__Instruction__: Give the count of lines in the data that include "this", with no other words.

__Records to use__:
══════

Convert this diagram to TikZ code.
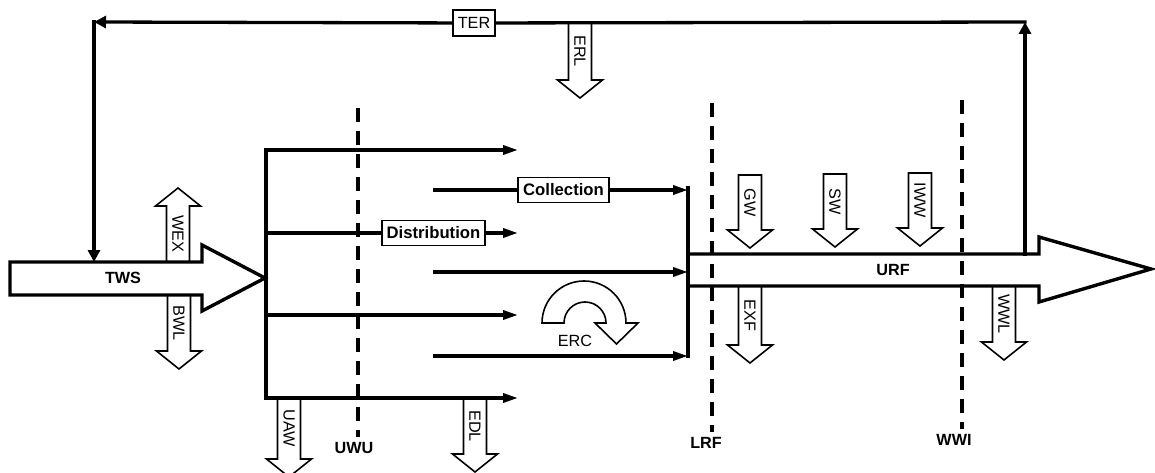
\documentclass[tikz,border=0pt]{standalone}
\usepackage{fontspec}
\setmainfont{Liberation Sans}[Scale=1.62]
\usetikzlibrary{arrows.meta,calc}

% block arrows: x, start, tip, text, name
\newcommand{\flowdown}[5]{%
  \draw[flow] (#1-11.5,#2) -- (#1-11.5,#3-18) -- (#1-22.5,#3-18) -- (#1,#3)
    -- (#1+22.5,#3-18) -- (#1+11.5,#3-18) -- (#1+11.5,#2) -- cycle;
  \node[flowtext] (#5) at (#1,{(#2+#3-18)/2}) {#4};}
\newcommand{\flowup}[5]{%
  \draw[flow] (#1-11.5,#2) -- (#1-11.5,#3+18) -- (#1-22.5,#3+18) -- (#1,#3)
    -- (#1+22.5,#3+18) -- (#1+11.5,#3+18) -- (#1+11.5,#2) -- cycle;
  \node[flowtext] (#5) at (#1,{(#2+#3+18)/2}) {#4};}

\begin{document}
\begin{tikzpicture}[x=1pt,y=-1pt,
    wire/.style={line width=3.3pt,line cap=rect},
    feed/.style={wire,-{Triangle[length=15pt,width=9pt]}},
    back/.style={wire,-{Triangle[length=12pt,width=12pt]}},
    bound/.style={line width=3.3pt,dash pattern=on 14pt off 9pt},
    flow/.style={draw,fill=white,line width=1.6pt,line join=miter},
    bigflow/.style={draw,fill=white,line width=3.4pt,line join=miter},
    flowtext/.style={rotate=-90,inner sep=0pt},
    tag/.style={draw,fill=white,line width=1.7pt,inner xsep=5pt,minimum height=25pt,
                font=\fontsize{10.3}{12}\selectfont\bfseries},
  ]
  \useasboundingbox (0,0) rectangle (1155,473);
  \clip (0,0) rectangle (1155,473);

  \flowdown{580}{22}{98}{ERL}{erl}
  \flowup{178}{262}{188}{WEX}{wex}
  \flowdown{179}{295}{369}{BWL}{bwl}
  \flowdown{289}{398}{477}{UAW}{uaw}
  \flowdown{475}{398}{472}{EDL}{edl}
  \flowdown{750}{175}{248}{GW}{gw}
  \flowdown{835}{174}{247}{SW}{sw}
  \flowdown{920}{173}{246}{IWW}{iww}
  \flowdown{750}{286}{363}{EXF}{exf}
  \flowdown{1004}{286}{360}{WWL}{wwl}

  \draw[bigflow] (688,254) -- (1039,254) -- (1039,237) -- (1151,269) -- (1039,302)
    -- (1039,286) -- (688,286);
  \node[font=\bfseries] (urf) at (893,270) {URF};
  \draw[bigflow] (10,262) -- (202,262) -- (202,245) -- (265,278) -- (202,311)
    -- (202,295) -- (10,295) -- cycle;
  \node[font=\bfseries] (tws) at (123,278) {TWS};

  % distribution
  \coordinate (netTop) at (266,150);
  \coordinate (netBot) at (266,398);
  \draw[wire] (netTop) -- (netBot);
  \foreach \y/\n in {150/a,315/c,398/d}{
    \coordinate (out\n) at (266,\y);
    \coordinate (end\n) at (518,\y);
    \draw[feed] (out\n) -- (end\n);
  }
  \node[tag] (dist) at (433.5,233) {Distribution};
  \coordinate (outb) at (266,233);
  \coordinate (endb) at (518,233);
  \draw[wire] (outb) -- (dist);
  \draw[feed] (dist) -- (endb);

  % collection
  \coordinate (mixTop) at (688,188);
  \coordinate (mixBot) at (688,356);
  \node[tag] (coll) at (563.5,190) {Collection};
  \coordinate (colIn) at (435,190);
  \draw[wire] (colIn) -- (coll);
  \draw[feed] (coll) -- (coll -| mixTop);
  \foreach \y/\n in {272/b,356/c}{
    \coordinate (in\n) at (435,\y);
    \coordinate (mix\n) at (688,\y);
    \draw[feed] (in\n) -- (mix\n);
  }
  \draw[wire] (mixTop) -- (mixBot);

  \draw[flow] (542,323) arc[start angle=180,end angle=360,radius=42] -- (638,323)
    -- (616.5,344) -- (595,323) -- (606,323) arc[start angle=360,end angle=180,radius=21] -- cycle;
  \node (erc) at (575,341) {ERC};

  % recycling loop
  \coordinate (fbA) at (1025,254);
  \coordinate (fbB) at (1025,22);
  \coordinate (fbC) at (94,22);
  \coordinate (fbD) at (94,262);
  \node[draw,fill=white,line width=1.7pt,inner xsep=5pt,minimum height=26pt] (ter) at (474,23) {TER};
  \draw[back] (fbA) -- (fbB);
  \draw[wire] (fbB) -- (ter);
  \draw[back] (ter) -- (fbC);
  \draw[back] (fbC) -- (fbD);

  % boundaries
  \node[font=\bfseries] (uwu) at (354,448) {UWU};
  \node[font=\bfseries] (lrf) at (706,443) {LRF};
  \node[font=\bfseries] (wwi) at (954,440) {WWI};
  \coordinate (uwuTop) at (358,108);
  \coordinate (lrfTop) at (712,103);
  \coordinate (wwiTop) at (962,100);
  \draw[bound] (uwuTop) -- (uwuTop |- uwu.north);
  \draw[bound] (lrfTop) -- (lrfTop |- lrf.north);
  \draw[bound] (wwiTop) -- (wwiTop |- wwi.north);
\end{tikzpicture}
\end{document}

══════

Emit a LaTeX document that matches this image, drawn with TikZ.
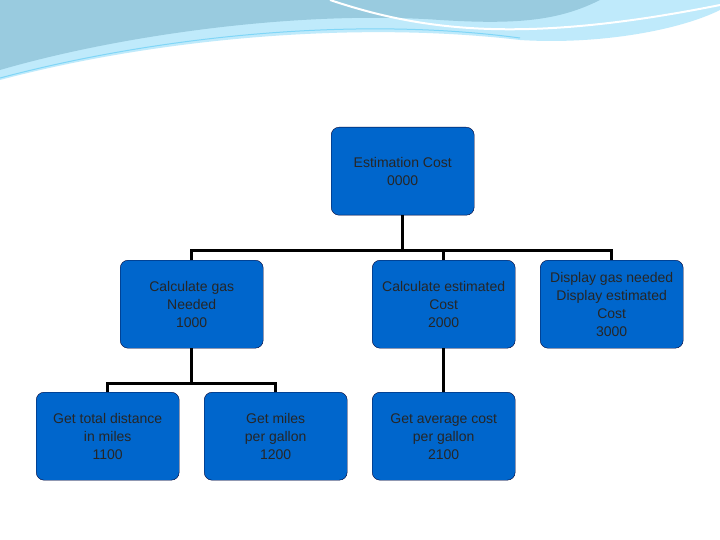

══════

__Exercise output__: 2